Well prepared to deal with end of US waiver for importing oil from Iran: India

New Delhi, Apr 23 : India is “adequately prepared” to deal with the impact of the US decision to end waiver for importing oil from Iran, the government said on Tuesday, and that it will work with other partner countries, including the US, to find “all possible ways” to protect its energy security and economic interests.

“Government has noted the announcement by the US Government to discontinue the Significant Reduction Exemption to all purchasers of crude oil from Iran,” said the External Affairs Ministry.

“We are adequately prepared to deal with the impact of this decision… Government will continue to work with partner nations, including with the US, to find all possible ways to protect India’s legitimate energy and economic security interests.”
The Ministry of Petroleum and Natural Gas has also said that the government has put in place a “robust plan” to ensure that there is adequate supply of crude oil to Indian refineries from next month.

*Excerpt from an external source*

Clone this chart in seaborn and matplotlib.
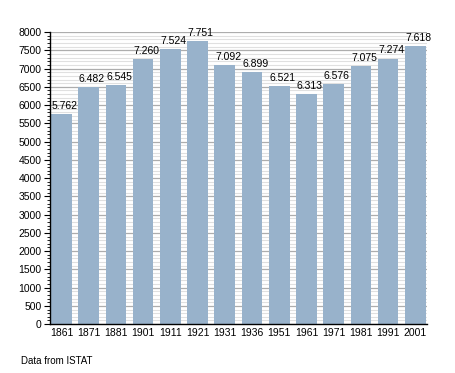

“There will be additional supplies from other major oil producing countries from different parts of the world,” said Petroleum Minister Dharmendra Pradhan.
“Indian refineries are fully prepared without any problem to meet the national demand for petrol, diesel and other products in the country,” Pradhan said on Twitter.
Last November, the US had granted so-called Significant Reduction Exceptions waivers to nations such as India, China, Japan, South Korea, Italy, Greece, Turkey and Taiwan that allowed them to continue their purchases of Iranian oil.
On Monday, Secretary of State Mike Pompeo asked these countries to stop buying from Tehran by May 1 or face possible sanctions.
“We are going to zero,” Pompeo said of the waivers, adding that there would be no grace period for compliance.
“We will continue to enforce sanctions and monitor compliance. Any nation or entity interacting with Iran should do its diligence and err on the side of caution,” he said.
Iran exports around 1.1 million barrels of crude oil a day, down from around 2.5 million barrels before Washington reimposed sanctions in November.
India has begun buying oil from the US.